Dans ce dossier de rentrée, nous vous proposons donc de découvrir les regards, parfois contradictoires, de chercheurs et d’acteurs associatifs qui agissent pour les jeunes aidants. Leurs actions sont multiples et imbriquées : étudier les trajectoires des jeunes aidants dans le programme de recherche JAID ou l’enquête TrajAid, faire connaître leurs histoires avec les films documentaires de la Compagnie Aiguemarine, les orienter sur Ma Boussole Aidants, porter leurs revendications comme l’APF France handicap ou l’Unapei ou enfin leur proposer du répit, qu’il soit artistique avec JADE ou récréatif avec Évasion Famille Handicap.
Alors que la faiblesse du système de protection sociale se reporte sur les proches aidants faute de moyens8 , les acteurs de la société civile et de l’économie sociale et solidaire (ESS) s’avèrent être des alliés précieux pour ces jeunes et leurs familles.
L’ESS démontre ici encore qu’en s’appuyant sur les complémentarités des différentes structures qui la composent et en créant de nouvelles formes de coopération, elle est capable d’apporter des solutions précises, efficaces et innovantes pour accompagner les aidants.
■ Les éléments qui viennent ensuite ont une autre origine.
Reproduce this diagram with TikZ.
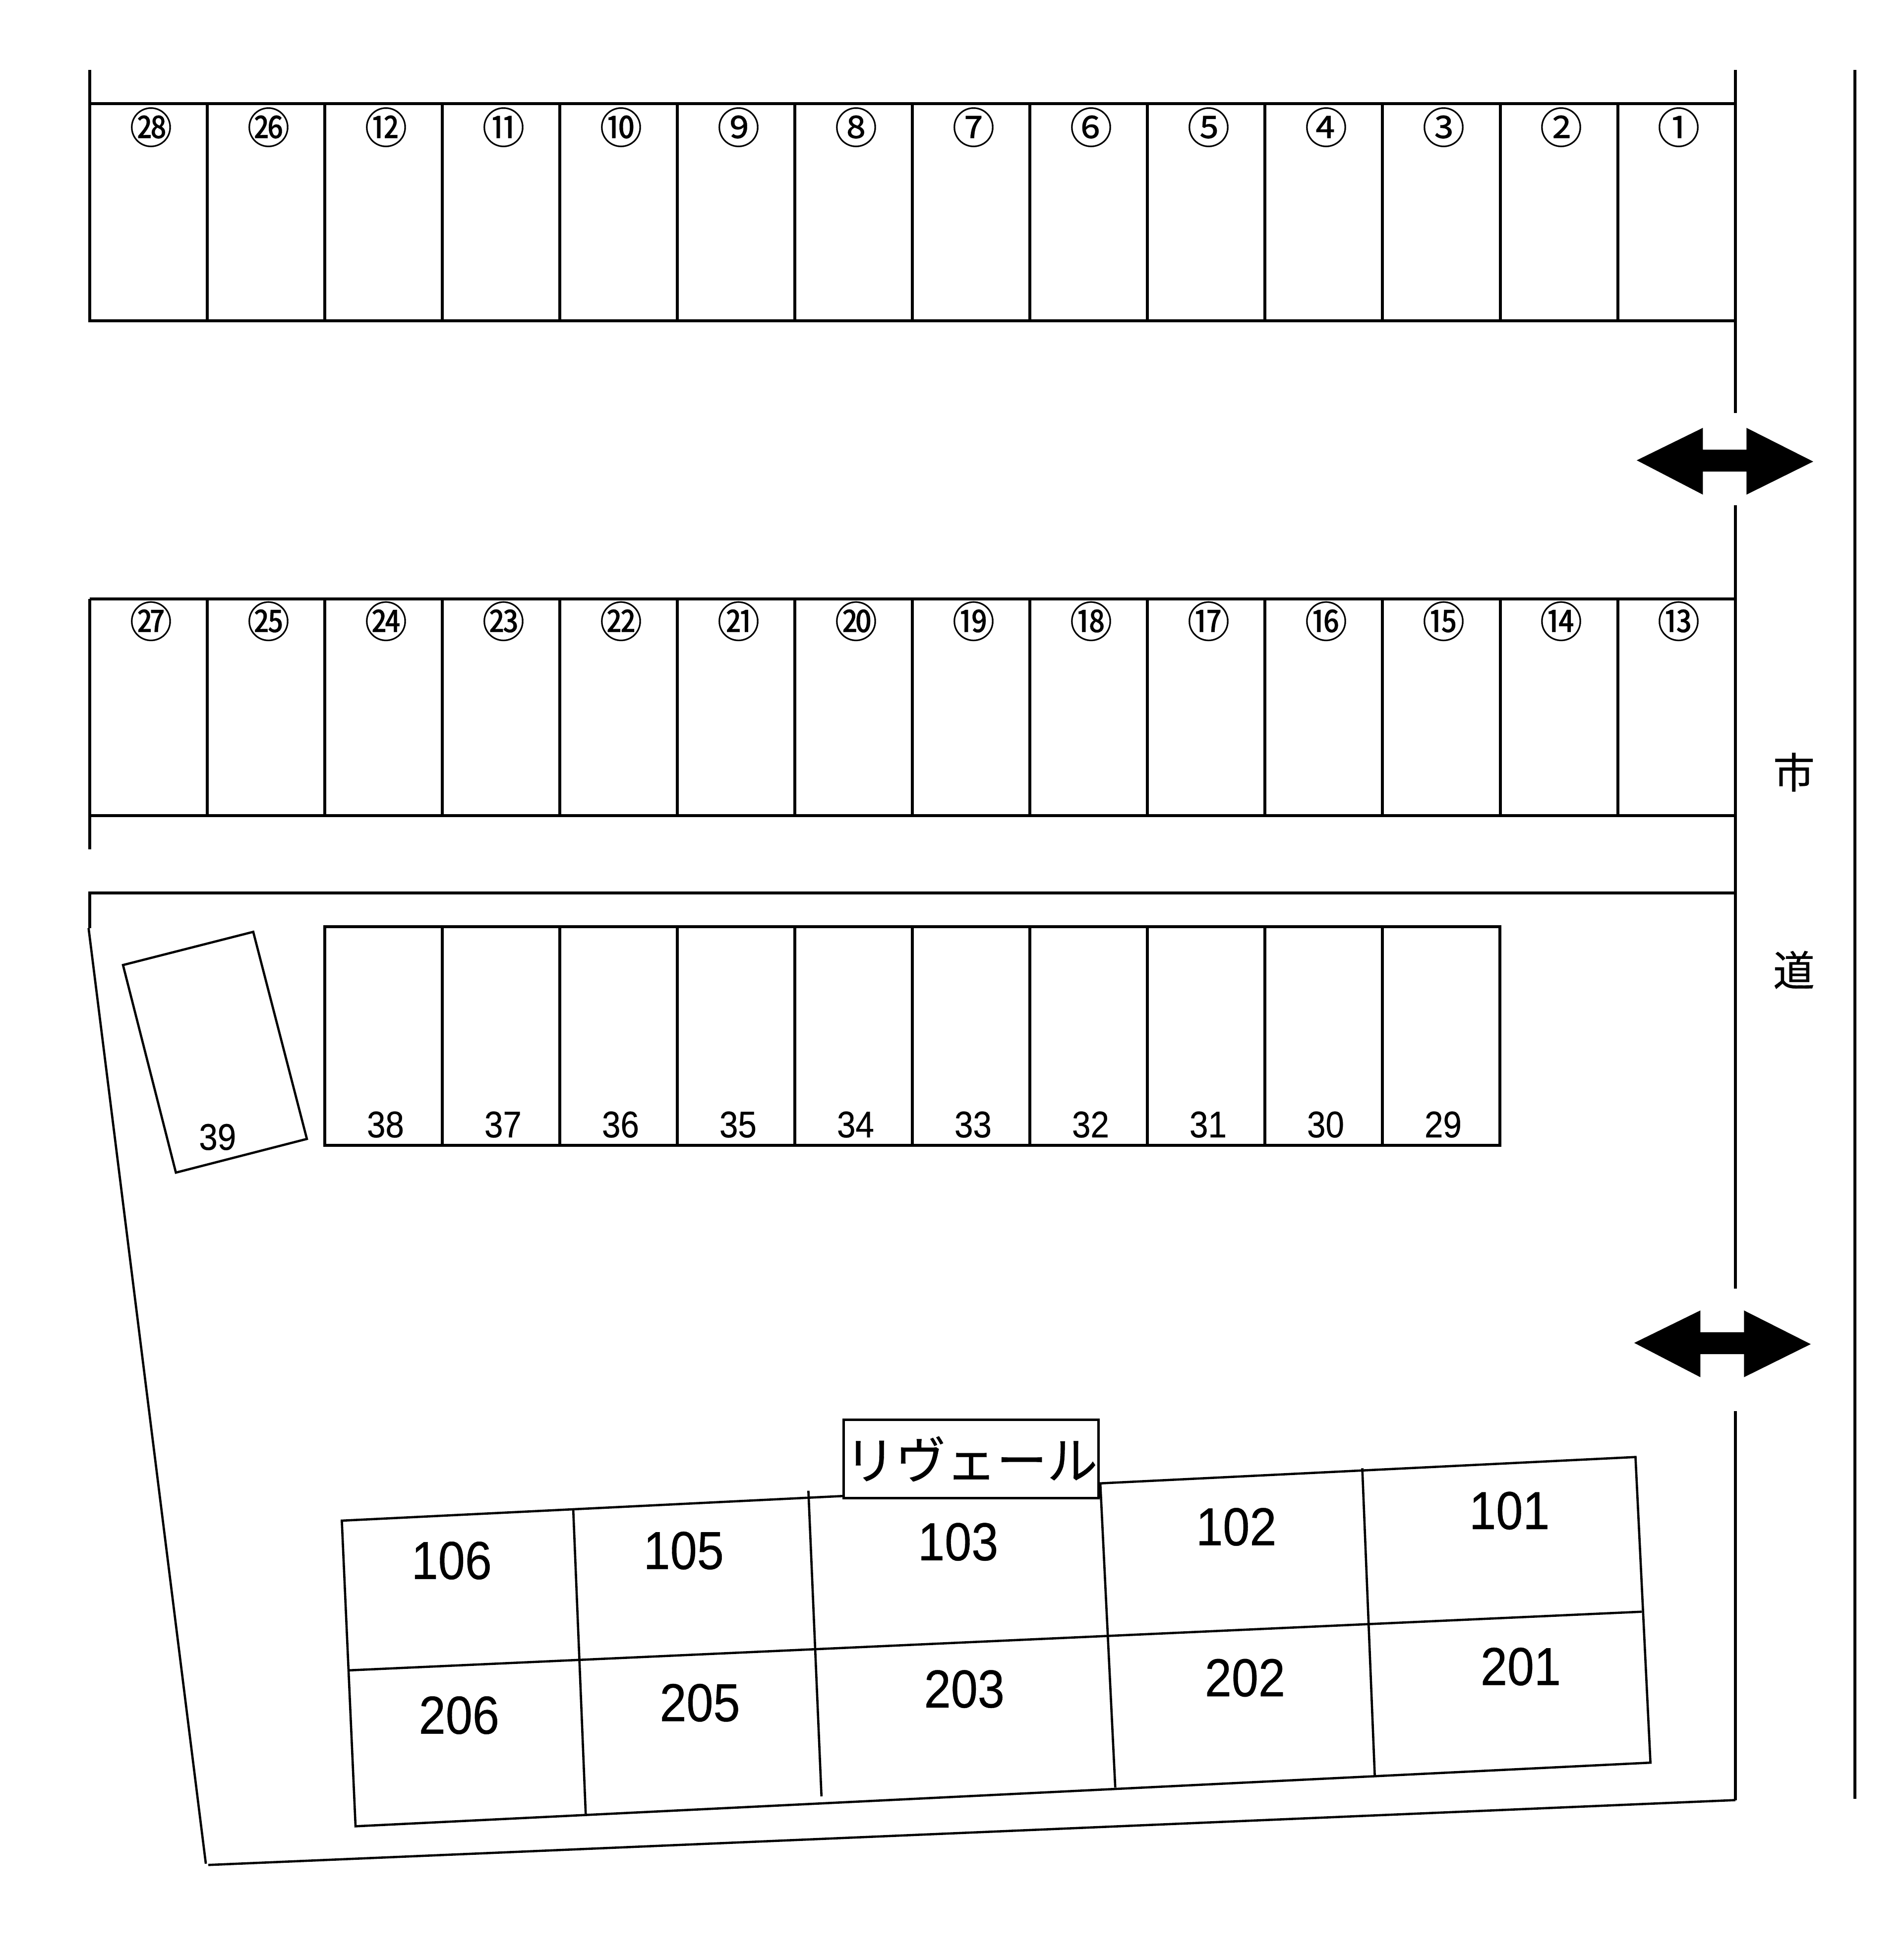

Ce n’est qu’ensemble que nous pourrons créer une société véritablement inclusive et ainsi nous assurer qu’aider soit un choix et non plus une obligation.
- 1La Direction de la recherche des études de l’évaluation et des statistiques (DREES) effectue depuis 2021 un décompte des personnes qui, quel que soit leur âge, aident des proches dans le cadre du dispositif Autonomie 2021-2025.
- 2Thomas Blavet (DREES), « 9,3 millions de personnes déclarent apporter une aide régulière à un proche en situation de handicap ou de perte d’autonomie en 2021 », Études et résultats n° 1255, février 2023, [en ligne].
- 3En octobre 2019, le gouvernement lance la stratégie « Agir pour les aidants » sur les deux années de 2020 à 2022. Elle est suivie en 2022 d’une 2e stratégie sur 2023-2027.
- 4Lire à ce sujet, Aurélie Untas, « Faire avancer la recherche sur les jeunes aidants pour mieux les accompagner », Tribune Fonda n° 263, septembre 2024, [en ligne].
- 5En 2022, la Fonda a lancé un nouvel exercice de prospective participative « Vers une société de l’engagement ? » pour comprendre la place de l’engagement dans la société actuelle puis se projeter à l’horizon 2040.
- 6Parmi les jeunes adultes aidants interrogés dans le cadre de l’étude CAMPUS-CARE, la moitié souhaitait exercer une profession dans la santé. On observe proportionnellement davantage d’étudiants aidants dans les filières de la santé et du soin que dans les autres filières.
- 7Selon les études ADO-CARE et CAMPUS-CARE, les jeunes aidants sont plus susceptibles de redoubler et de s’inscrire dans une formation à distance que leurs pairs.
- 8Diane Béduchaud, « La reconnaissance actuelle des aidants s’inscrit dans une logique familialiste. », Tribune Fonda n° 263, septembre 2024, [en ligne].